Some coincidences are not surprising at all. Newspapers have reported that the police on election duty in Bihar had seized $1 million–actual dollar bills— from a van near Madhepura in Bihar on Wednesday. On that very day the finance ministry in Delhi announced the most dismal, indeed embarrassing, response to the new black money law aimed at bringing back illegal wealth from abroad. This much touted law managed to attract a little over $500 million ( Rs.3,770 crores). The BJP, through an internal study, had originally claimed a sum of $500 billion illegally stashed abroad by Indians!
So what is the connection between $1 million seized by the Bihar police in just one small episode and the near total failure on the part of the Centre to get black money from abroad, inspite of a stringent law which seeks to sentence the violator up to 10 years imprisonment besides seizing his or assets in India? The hawala-laundered black money from abroad poured into the Bihar elections may well be multiple times more than the illegal income declaration made to the finance ministry under the black money law. The point is why should Indian businessmen with illegal money abroad declare their ill- gotten wealth when they are funding election after expensive election for political parties? No one really wants to address this fundamental question.
The crucial loophole
This is the crux of the black money debate in India.
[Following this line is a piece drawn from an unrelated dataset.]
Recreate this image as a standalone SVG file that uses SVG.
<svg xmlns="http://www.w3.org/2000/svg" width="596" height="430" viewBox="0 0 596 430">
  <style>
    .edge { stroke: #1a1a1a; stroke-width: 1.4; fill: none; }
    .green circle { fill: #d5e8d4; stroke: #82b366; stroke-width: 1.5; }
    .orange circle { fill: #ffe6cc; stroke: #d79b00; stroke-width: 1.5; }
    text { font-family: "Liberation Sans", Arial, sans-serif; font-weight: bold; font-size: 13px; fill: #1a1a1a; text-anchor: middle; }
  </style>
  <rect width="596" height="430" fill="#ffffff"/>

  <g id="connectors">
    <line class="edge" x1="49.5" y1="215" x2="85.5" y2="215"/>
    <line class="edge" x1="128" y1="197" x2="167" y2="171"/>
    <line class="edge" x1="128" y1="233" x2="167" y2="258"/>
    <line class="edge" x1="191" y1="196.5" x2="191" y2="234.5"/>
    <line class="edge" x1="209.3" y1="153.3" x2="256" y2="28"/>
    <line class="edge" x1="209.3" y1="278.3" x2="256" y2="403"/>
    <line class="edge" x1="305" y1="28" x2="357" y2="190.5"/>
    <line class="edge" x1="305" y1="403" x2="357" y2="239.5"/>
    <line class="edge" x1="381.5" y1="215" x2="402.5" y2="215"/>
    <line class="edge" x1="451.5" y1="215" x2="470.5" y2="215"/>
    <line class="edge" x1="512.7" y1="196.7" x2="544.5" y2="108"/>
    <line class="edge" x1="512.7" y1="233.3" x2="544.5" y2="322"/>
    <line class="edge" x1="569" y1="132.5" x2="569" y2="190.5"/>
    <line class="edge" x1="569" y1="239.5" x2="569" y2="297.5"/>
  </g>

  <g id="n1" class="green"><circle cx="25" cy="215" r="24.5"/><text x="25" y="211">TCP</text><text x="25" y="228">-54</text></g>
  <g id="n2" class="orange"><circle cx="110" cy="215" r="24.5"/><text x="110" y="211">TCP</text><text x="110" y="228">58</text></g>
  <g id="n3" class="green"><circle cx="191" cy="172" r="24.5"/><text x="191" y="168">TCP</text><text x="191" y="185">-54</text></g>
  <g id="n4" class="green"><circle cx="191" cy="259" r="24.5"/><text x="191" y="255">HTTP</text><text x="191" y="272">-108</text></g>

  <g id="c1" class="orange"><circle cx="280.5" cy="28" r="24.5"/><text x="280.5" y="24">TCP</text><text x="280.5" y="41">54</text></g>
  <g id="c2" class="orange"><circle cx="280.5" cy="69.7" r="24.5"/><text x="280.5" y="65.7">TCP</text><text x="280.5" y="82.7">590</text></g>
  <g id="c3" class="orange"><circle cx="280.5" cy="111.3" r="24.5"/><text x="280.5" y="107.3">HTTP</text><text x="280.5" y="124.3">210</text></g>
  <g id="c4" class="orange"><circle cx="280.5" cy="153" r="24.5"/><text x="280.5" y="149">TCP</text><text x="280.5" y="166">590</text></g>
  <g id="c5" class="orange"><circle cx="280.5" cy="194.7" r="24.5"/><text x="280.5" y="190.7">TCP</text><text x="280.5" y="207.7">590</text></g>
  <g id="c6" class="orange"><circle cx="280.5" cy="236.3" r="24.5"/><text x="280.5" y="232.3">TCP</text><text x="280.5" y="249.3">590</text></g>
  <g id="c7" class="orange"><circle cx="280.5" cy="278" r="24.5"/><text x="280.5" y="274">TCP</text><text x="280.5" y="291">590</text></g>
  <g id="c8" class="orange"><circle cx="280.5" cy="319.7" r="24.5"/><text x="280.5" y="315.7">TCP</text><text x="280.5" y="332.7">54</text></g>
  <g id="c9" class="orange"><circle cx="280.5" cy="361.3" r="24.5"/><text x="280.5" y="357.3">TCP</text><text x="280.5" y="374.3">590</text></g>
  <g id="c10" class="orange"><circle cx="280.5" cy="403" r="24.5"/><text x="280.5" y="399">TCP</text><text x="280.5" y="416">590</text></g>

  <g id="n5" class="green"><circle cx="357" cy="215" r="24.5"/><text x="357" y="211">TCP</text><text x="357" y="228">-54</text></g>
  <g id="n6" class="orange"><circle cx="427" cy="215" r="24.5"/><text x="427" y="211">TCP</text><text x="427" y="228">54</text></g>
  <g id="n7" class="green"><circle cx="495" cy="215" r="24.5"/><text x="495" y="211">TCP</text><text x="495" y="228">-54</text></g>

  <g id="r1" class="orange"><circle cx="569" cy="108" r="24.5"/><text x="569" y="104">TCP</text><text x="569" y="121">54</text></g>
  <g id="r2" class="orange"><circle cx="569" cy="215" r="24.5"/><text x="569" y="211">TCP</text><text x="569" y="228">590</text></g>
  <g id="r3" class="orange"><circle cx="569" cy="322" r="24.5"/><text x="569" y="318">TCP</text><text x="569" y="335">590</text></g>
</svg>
Both Prime Minister Narendra Modi and Finance Minister Arun Jaitley may do any amount of posturing about their campaign against black money, but the hard reality is that most organized political parties receive over 80% of their big donations in cash, and these are split into small denominations of Rs.20,000 or less, whose donors need not be disclosed as per current guidelines. So a political party may receive Rs.1000 crores in cash from just one businessman, but 80% of that amount can be split into cash contributions of Rs.20,000 each from thousands of unnamed individuals. It is this institutionalized loophole that connects our black money economy to election funding. Interestingly, this cozy arrangement between big business and political parties is properly captured in a 1000-page report given to the finance ministry by the high level committee on unearthing black money created by the NDA government, on the instruction of the Supreme Court, immediately after it came to power.
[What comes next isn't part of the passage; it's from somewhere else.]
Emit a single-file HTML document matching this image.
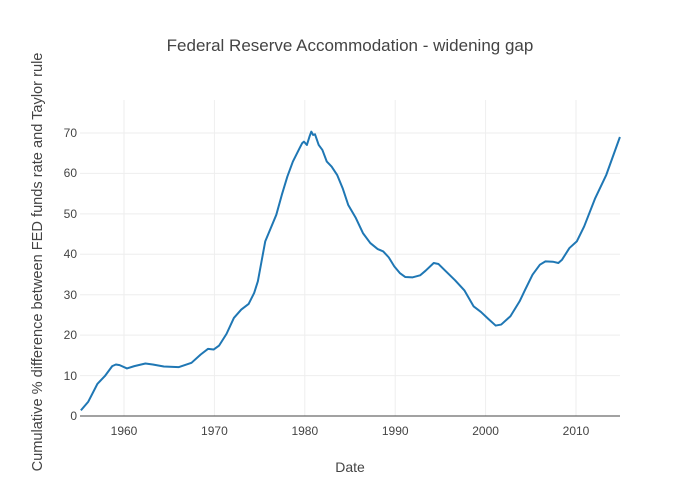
<!DOCTYPE html>
<html><head><style>body{margin:0;background:#fff}svg{display:block;font-family:"Liberation Sans",sans-serif;fill:#444}</style></head>
<body>
<svg width="700" height="500" xmlns="http://www.w3.org/2000/svg">
<rect width="700" height="500" fill="#fff"/>
<g stroke="#eee" stroke-width="1">
<line x1="124" y1="100" x2="124" y2="416"/><line x1="214.4" y1="100" x2="214.4" y2="416"/><line x1="304.8" y1="100" x2="304.8" y2="416"/><line x1="395.2" y1="100" x2="395.2" y2="416"/><line x1="485.6" y1="100" x2="485.6" y2="416"/><line x1="576" y1="100" x2="576" y2="416"/>
<line x1="80" y1="375.6" x2="620" y2="375.6"/><line x1="80" y1="335.1" x2="620" y2="335.1"/><line x1="80" y1="294.7" x2="620" y2="294.7"/><line x1="80" y1="254.3" x2="620" y2="254.3"/><line x1="80" y1="213.9" x2="620" y2="213.9"/><line x1="80" y1="173.4" x2="620" y2="173.4"/><line x1="80" y1="133" x2="620" y2="133"/>
</g>
<line x1="80" y1="416" x2="620" y2="416" stroke="#444" stroke-width="1"/>
<polyline transform="matrix(0.3687,0,0,0.3326,60.6,111.7)" vector-effect="non-scaling-stroke" fill="none" stroke="#1f77b4" stroke-width="2" stroke-linejoin="round"
points="55,898 75,872 100,818 120,795 140,765 150,760 160,762 180,772 200,765 230,757 250,760 280,766 320,768 355,755 380,730 400,713 415,715 430,703 450,668 470,620 490,595 510,578 525,545 535,510 545,450 555,390 570,350 585,310 600,250 615,195 630,150 648,110 655,95 660,90 668,100 675,75 680,60 685,70 690,68 700,100 710,115 722,150 735,165 750,190 765,230 780,280 800,318 820,365 840,395 860,413 875,420 890,438 905,465 920,485 935,497 955,498 975,492 990,478 1012,455 1025,458 1045,480 1070,507 1095,537 1120,585 1140,602 1160,623 1180,643 1195,640 1220,615 1245,570 1260,535 1280,490 1300,460 1315,450 1335,451 1350,455 1360,445 1380,410 1400,390 1420,345 1450,260 1480,190 1517,76"/>
<g font-size="12" text-anchor="middle">
<text x="124" y="435">1960</text><text x="214.4" y="435">1970</text><text x="304.8" y="435">1980</text><text x="395.2" y="435">1990</text><text x="485.6" y="435">2000</text><text x="576" y="435">2010</text>
</g>
<g font-size="12" text-anchor="end">
<text x="77" y="420">0</text><text x="77" y="380">10</text><text x="77" y="339">20</text><text x="77" y="299">30</text><text x="77" y="258">40</text><text x="77" y="218">50</text><text x="77" y="177">60</text><text x="77" y="137">70</text>
</g>
<text x="350" y="51" font-size="17" text-anchor="middle">Federal Reserve Accommodation - widening gap</text>
<text x="350" y="472" font-size="14" text-anchor="middle">Date</text>
<text transform="translate(42,262) rotate(-90)" font-size="14.6" text-anchor="middle">Cumulative % difference between FED funds rate and Taylor rule</text>
</svg>
</body></html>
So is it any surprise that Indian businessmen holding illegal money abroad have chosen to virtually mock the new black money law which tried to wield the big stick against them? Interestingly, the declaration of illegal income amounting to Rs.3,770 cores is a fraction of what was declared under the voluntary disclosure scheme in 1997. That scheme was meant for illegal money kept in India and abroad and under it Rs.26,000 crore of black money was declared. The value of this amount today, in inflation adjusted terms, should easily be higher than Rs. 1 lakh crore. It makes the present scheme, with just Rs.3,770 crores declared, look like an utter failure.
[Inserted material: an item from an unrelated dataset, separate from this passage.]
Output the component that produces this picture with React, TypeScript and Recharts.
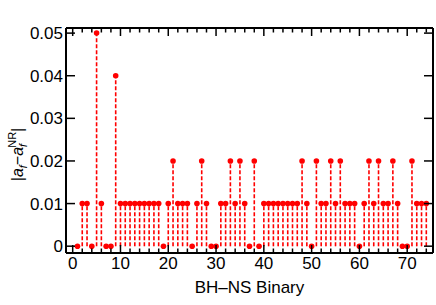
import React from 'react';
import { ComposedChart, Scatter, ErrorBar, XAxis, YAxis } from 'recharts';

// binary index 1..74 and the spin difference for each
const binaries = Array.from({ length: 74 }, (_, i) => i + 1);
const spinDiff = [
    0, 0.01, 0.01, 0, 0.05, 0.01, 0, 0, 0.04, 0.01,
    0.01, 0.01, 0.01, 0.01, 0.01, 0.01, 0.01, 0.01, 0, 0.01,
    0.02, 0.01, 0.01, 0.01, 0, 0.01, 0.02, 0.01, 0, 0,
    0.01, 0.01, 0.02, 0.01, 0.02, 0.01, 0, 0.02, 0, 0.01,
    0.01, 0.01, 0.01, 0.01, 0.01, 0.01, 0.01, 0.02, 0.01, 0,
    0.02, 0.01, 0.01, 0.02, 0.01, 0.02, 0.01, 0.01, 0.01, 0,
    0.01, 0.02, 0.01, 0.02, 0.01, 0.01, 0.02, 0.01, 0, 0,
    0.02, 0.01, 0.01, 0.01,
];
const xTicks = Array.from({ length: 38 }, (_, i) => i * 2);
const yTicks = [0, 0.01, 0.02, 0.03, 0.04, 0.05];

const FONT = 'Liberation Sans, Arial, Helvetica, sans-serif';
const RED = '#ff0000';
const TS = 6; // recharts tick size, ticks are drawn by hand from the axis line

const rows = binaries.map((b, i) => ({ x: b, y: spinDiff[i], err: [spinDiff[i], 0] }));

const BottomTick = (props: any) => {
    const { x, y, payload } = props;
    const major = payload.value % 10 === 0;
    const y0 = y - TS;
    return (
        <g>
            <line x1={x} x2={x} y1={y0} y2={y0 - (major ? 8 : 4.5)} stroke="#000" strokeWidth={1.5} />
            {major && (
                <text x={x} y={y0 + 16} textAnchor="middle" fontSize={17} fontFamily={FONT} fill="#000">
                    {payload.value}
                </text>
            )}
        </g>
    );
};

const TopTick = (props: any) => {
    const { x, y, payload } = props;
    const major = payload.value % 10 === 0;
    const y0 = y + TS;
    return <line x1={x} x2={x} y1={y0} y2={y0 + (major ? 8 : 4.5)} stroke="#000" strokeWidth={1.5} />;
};

const LeftTick = (props: any) => {
    const { x, y, payload } = props;
    const x0 = x + TS;
    const v = payload.value;
    return (
        <g>
            <line x1={x0} x2={x0 + 9} y1={y} y2={y} stroke="#000" strokeWidth={1.5} />
            <text x={x0 - 3} y={y} dy="0.36em" textAnchor="end" fontSize={17} fontFamily={FONT} fill="#000">
                {v === 0 ? '0' : v.toFixed(2)}
            </text>
        </g>
    );
};

const RightTick = (props: any) => {
    const { x, y } = props;
    const x0 = x - TS;
    return <line x1={x0} x2={x0 - 9} y1={y} y2={y} stroke="#000" strokeWidth={1.5} />;
};

const YTitle = (props: any) => {
    const vb = props.viewBox || { x: 0, y: 0, width: 0, height: 0 };
    const cx = vb.x + 17;
    const cy = vb.y + vb.height / 2 + 14;
    return (
        <text
            x={cx}
            y={cy}
            transform={`rotate(-90, ${cx}, ${cy})`}
            textAnchor="middle"
            dy="0.36em"
            fontSize={16}
            fontFamily={FONT}
            fill="#000"
        >
            <tspan>|</tspan>
            <tspan fontStyle="italic">a</tspan>
            <tspan fontStyle="italic" fontSize={11} dy={4}>f</tspan>
            <tspan dy={-4}>−</tspan>
            <tspan fontStyle="italic">a</tspan>
            <tspan fontStyle="italic" fontSize={11} dy={4}>f</tspan>
            <tspan fontSize={11} dx={-4} dy={-11}>NR</tspan>
            <tspan dy={7}>|</tspan>
        </text>
    );
};

const Dot = (props: any) => <circle cx={props.cx} cy={props.cy} r={2.8} fill={RED} />;
const NoDot = () => <g />;

export default function App() {
    return (
        <div style={{ position: 'absolute', left: 0, top: 0, background: '#fff' }}>
            <ComposedChart width={436} height={305} data={rows} margin={{ top: 27, right: 2, left: 0, bottom: 0 }}>
                <XAxis
                    xAxisId="top"
                    orientation="top"
                    dataKey="x"
                    type="number"
                    domain={[-1.4, 75.4]}
                    ticks={xTicks}
                    interval={0}
                    height={1}
                    tickSize={TS}
                    tickMargin={0}
                    tickLine={false}
                    tick={<TopTick />}
                    axisLine={{ stroke: '#000', strokeWidth: 2 }}
                />
                <XAxis
                    xAxisId="b"
                    dataKey="x"
                    type="number"
                    domain={[-1.4, 75.4]}
                    ticks={xTicks}
                    interval={0}
                    height={52}
                    tickSize={TS}
                    tickMargin={0}
                    tickLine={false}
                    tick={<BottomTick />}
                    axisLine={{ stroke: '#000', strokeWidth: 2 }}
                    label={{ value: 'BH–NS Binary', position: 'insideBottom', offset: 12, fontSize: 17, fontFamily: FONT, fill: '#000' }}
                />
                <YAxis
                    yAxisId="l"
                    type="number"
                    domain={[-0.0016, 0.0512]}
                    ticks={yTicks}
                    interval={0}
                    width={66}
                    tickSize={TS}
                    tickMargin={0}
                    tickLine={false}
                    tick={<LeftTick />}
                    axisLine={{ stroke: '#000', strokeWidth: 2 }}
                    label={<YTitle />}
                />
                <YAxis
                    yAxisId="r"
                    orientation="right"
                    type="number"
                    domain={[-0.0016, 0.0512]}
                    ticks={yTicks}
                    interval={0}
                    width={1}
                    tickSize={TS}
                    tickMargin={0}
                    tickLine={false}
                    tick={<RightTick />}
                    axisLine={{ stroke: '#000', strokeWidth: 2 }}
                />
                {/* hidden copy so the top and right frame axes get drawn */}
                <Scatter data={rows} dataKey="y" xAxisId="top" yAxisId="r" shape={NoDot} isAnimationActive={false} />
                <Scatter data={rows} dataKey="y" xAxisId="b" yAxisId="l" fill={RED} shape={Dot} isAnimationActive={false}>
                    <ErrorBar
                        dataKey="err"
                        direction="y"
                        width={0}
                        stroke={RED}
                        strokeWidth={1.6}
                        strokeDasharray="4 2"
                        isAnimationActive={false}
                    />
                </Scatter>
            </ComposedChart>
        </div>
    );
}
Some argue the present scheme cannot be compared with the voluntary disclosure scheme of 1997 in which you could pay 30% tax and go scot free. Under the present scheme there is a penalty of 100%, bringing the tax rate up to 60%, in the event of declaration. However, there is enough incentive to pay 60% tax and buy peace, especially considering that there is stringent punishment of 10 years imprisonment and seizure of local assets in the event the offenders get caught later. This was meant to send a scare among businessmen holding illegal money abroad. But it doesn’t seem to have worked at all.
In a way, the embarrassing response to the new black money law makes a mockery of our governance framework in which the offenders seem to think they can forever game the system, whatever the laws. This attitude is visible in the way someone like Lalit Modi, accused of laundering IPL money, so openly mocks the Enforcement Directorate and its top bosses, including the finance minister.
Another reason why businessmen who have illegal money abroad need not pay 60% tax to bring back their money under the one-time window offered by the NDA is they can easily bring the same money back through the stock market route and pay no tax at all. Tax havens like Mauritius, Malta, Bahamas and the Cayman islands still operate in non-transparent ways though the G-20 is bringing a new regime to share information on real time transfer of money between countries and tax havens. That is a few years away. Until then, ample covert opportunities are available for bringing illegal wealth into the mainstream banking system.
Are NDA’s efforts at curbing domestic black money generation working? It seems the government is still tinkering at the edges. There is no real will to take domestic black money head on. Admittedly, it is a huge task because the black economy is estimated at about $1 trillion, about 50% of India’s current GDP. The finance minister has brought some new rules such as making it mandatory to pay by cheque for real estate transactions. But the bulk of India, outside of tier 1 cities, still pays largely by cash for real estate. Goods and Services Tax (GST) was seen as another device to rein in black money generating businesses like real estate and liquor. But the state governments do not want liquor business to be brought under GST. Politicians were even resisting bringing real estate under GST. Prime Minister Narendra Modi will have to do a lot more than lip service to attack the black economy. He can start with cleaning the election funding system.